No. Parent was saying you have to weigh the consequences of changing someone's mind. That's the part I disagree with, unless of course they're children. You shouldn't censor your ideas for fear of harming adults, in the name of "realism" or otherwise.
They said the instigator bears some responsibility, you replied the majority of the responsibility lies with the one whose mind was changed. These views do not seem in opposition to me.

Surely one must weigh the consequences of changing another’s mind. If there are extreme detrimental effects, perhaps it is not proper to do so.

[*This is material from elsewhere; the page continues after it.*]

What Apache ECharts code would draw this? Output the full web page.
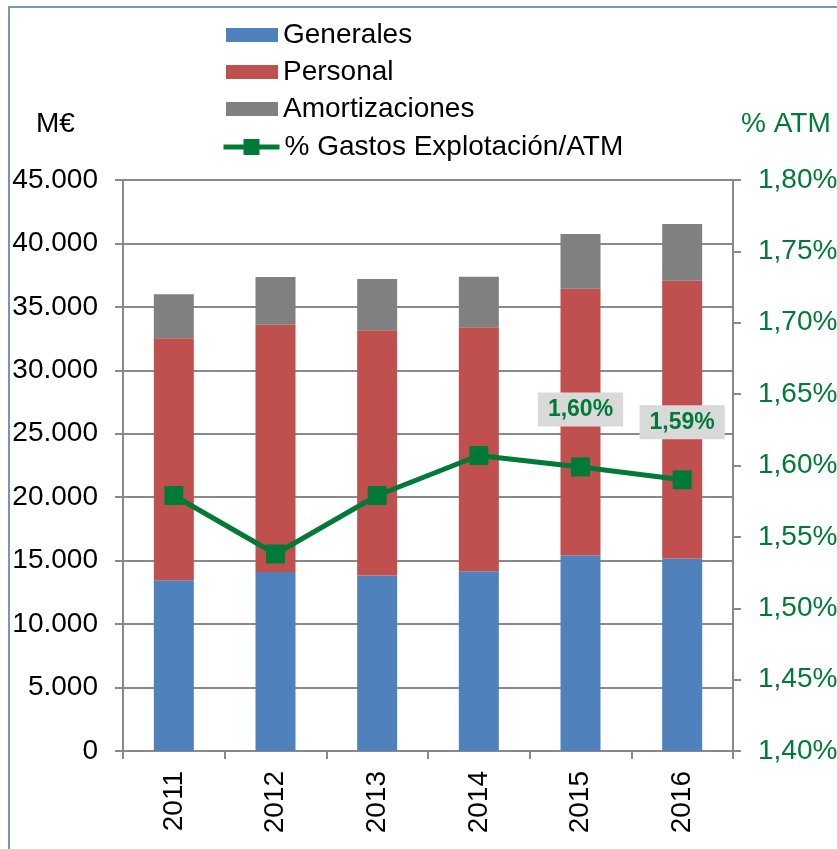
<!DOCTYPE html>
<html>
<head>
<meta charset="utf-8">
<script src="https://cdn.jsdelivr.net/npm/echarts@6/dist/echarts.min.js"></script>
<style>
  html, body { margin: 0; padding: 0; background: #fff; }
  #chart { width: 837px; height: 849px; }
</style>
</head>
<body>
<div id="chart"></div>
<script>
var years = ['2011', '2012', '2013', '2014', '2015', '2016'];
var generales = [13450, 14110, 13840, 14160, 15420, 15180];
var personal = [19070, 19480, 19310, 19230, 21010, 21880];
var amortizaciones = [3480, 3760, 4040, 3990, 4310, 4470];
var gastosAtm = [1.579, 1.538, 1.579, 1.607, 1.599, 1.590];
var labeledYears = ['2015', '2016'];

var font = '"Liberation Sans", Arial, sans-serif';
var green = '#007A37';
var gridGray = '#898989';

var chartDom = document.getElementById('chart');
var myChart = echarts.init(chartDom);
var option;

function fmtThousands(v) {
    return String(Math.round(v)).replace(/\B(?=(\d{3})+(?!\d))/g, '.');
}
function fmtPct(v) {
    return v.toFixed(2).replace('.', ',') + '%';
}

var lineData = gastosAtm.map(function (v, i) {
    var item = { value: v };
    if (labeledYears.indexOf(years[i]) >= 0) {
        item.label = { show: true };
    }
    return item;
});

var legendText = { fontSize: 28, fontFamily: font, color: '#000', lineHeight: 28 };

option = {
    animation: false,
    textStyle: { fontFamily: font },
    graphic: [
        {
            type: 'rect',
            shape: { x: 9, y: 7, width: 900, height: 900 },
            style: { fill: 'none', stroke: '#4a72a8', lineWidth: 1.5 },
            silent: true
        },
        {
            type: 'text',
            left: 36, top: 110,
            style: { text: 'M€', fontSize: 28, fontFamily: font, fill: '#000' }
        },
        {
            type: 'text',
            left: 741, top: 110,
            style: { text: '% ATM', fontSize: 28, fontFamily: font, fill: green }
        }
    ],
    legend: [
        {
            orient: 'vertical',
            left: 221,
            top: 16,
            icon: 'rect',
            itemWidth: 52,
            itemHeight: 14,
            itemGap: 9,
            data: ['Generales', 'Personal', 'Amortizaciones'],
            textStyle: legendText
        },
        {
            orient: 'vertical',
            left: 216,
            top: 128,
            itemWidth: 56,
            itemHeight: 20,
            lineStyle: { width: 5 },
            data: ['% Gastos Explotación/ATM'],
            textStyle: legendText
        }
    ],
    grid: {
        left: 123,
        right: 104,
        top: 180,
        bottom: 98,
        outerBoundsMode: 'none'
    },
    xAxis: {
        type: 'category',
        data: years,
        axisLine: { lineStyle: { color: gridGray, width: 2 } },
        axisTick: { show: true, length: 8, lineStyle: { color: gridGray, width: 2 } },
        axisLabel: { rotate: 90, margin: 20, fontSize: 28, color: '#000', fontFamily: font }
    },
    yAxis: [
        {
            type: 'value',
            min: 0,
            max: 45000,
            interval: 5000,
            axisLine: { show: true, lineStyle: { color: gridGray, width: 2 } },
            axisTick: { show: true, length: 8, lineStyle: { color: gridGray, width: 2 } },
            axisLabel: { margin: 25, fontSize: 28, color: '#000', fontFamily: font, formatter: fmtThousands },
            splitLine: { lineStyle: { color: gridGray, width: 2 } }
        },
        {
            type: 'value',
            min: 1.4,
            max: 1.8,
            interval: 0.05,
            position: 'right',
            axisLine: { show: true, lineStyle: { color: gridGray, width: 2 } },
            axisTick: { show: true, length: 8, lineStyle: { color: gridGray, width: 2 } },
            axisLabel: { margin: 25, fontSize: 28, color: green, fontFamily: font, formatter: fmtPct },
            splitLine: { show: false }
        }
    ],
    series: [
        {
            name: 'Generales',
            type: 'bar',
            stack: 'gastos',
            barWidth: 40,
            itemStyle: { color: '#4F81BD' },
            data: generales
        },
        {
            name: 'Personal',
            type: 'bar',
            stack: 'gastos',
            barWidth: 40,
            itemStyle: { color: '#C0504D' },
            data: personal
        },
        {
            name: 'Amortizaciones',
            type: 'bar',
            stack: 'gastos',
            barWidth: 40,
            itemStyle: { color: '#808080' },
            data: amortizaciones
        },
        {
            name: '% Gastos Explotación/ATM',
            type: 'line',
            yAxisIndex: 1,
            symbol: 'rect',
            symbolSize: 19,
            z: 5,
            lineStyle: { color: green, width: 5 },
            itemStyle: { color: green },
            label: {
                show: false,
                position: 'top',
                distance: 31,
                formatter: function (p) { return fmtPct(p.value); },
                fontSize: 23,
                fontWeight: 'bold',
                fontFamily: font,
                color: green,
                backgroundColor: '#D9D9D9',
                padding: [6, 10, 5, 10]
            },
            data: lineData
        }
    ]
};

option && myChart.setOption(option);
</script>
</body>
</html>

Changing someone's mind is not equivalent to making them take action that will have negative consequences.
Great comment. I suspect that we all are vulnerable to Stockholm syndrome and doing the calculation of what price we will pay for changing our mind. After all, surviving is more important than being right.
"Those who would give up essential Liberty, to purchase a little temporary Safety, deserve neither Liberty nor Safety." - Benkamin Franklin

Liberty includes the ability to offer convincing arguments to anyone who may listen.

"Freedom is in danger of degenerating into mere arbitrariness unless it is lived in terms of responsibleness." - Viktor Frankl

Liberty without responsibility is a big pile of hot garbage. If you exercise the liberty you're talking about, you also need to at the same time exercise the responsibility I'm talking about.

The path to responsibility can't be chains
this quote says nothing about being right or false. totally irrelevant to the point at hand.
I don't know about being "in the right" or not, but I do think this comment is correct in showing why it can be difficult, if not impossible, for some people to change their minds. I experienced this in my own family in regards to covid, which made for some very stressful discussions around masking and behavior when we gathered for the holidays during the pandemic. I live in one part of the country, where certain behaviors and beliefs around that were baseline assumptions, some of my siblings in a different part of the country, with the opposite baselines. To change minds would mean going against what all your friends, neighbors, colleagues, etc believed. It would mean pretty significant social distancing, unrelated to the pandemic.

We all were able to work out some measure of compromise for the duration of the visit, but, well, there's reasons we live where we live and not in the same place.

Or they may even lose their job at WaPo or the Atlantic! ;)
We are all, regardless of the direction of our political leaning, suspended in our beliefs by the community we are part of.

If you don’t believe me, I encourage you to try walking down Main Street in small town America with a BLM flag. It’ll be received about as well as parading a Trump 2024 flag around a coastal city.

I visited a small town recently - Ithaca. As someone from San Francisco I was shocked by the amount of LGBTQ and BLM imagery.

Feels like everyone in SF kinda takes it as the default position, no need to show off.

Ithaca, NY is a college town with a top-tier university and is located in Tompkins county which went 73.5% for Biden in 2020. It happens to be a small town, but I don't know that I'd consider it representative of small town America.
Ah Ithaca is so tremendously close to my heart.

It is also a liberal college town with all of the externalization that can invoke. You only need to head to Oswego, or Genesee county generally to find a lot of upstate NY conservatism, often similarly openly shared.

everyone needs to show off their propaganda posters like in the good old ussr
It's all fine an dandy until objectively false group beliefs start affecting, e.g., political policy that has an effect on everybody, not just believers.
Even if you persuaded them into changing their mind on a topic intertwined with their identity or the group they are part of, can it not be that it is for the better and, ultimately for their own benifit?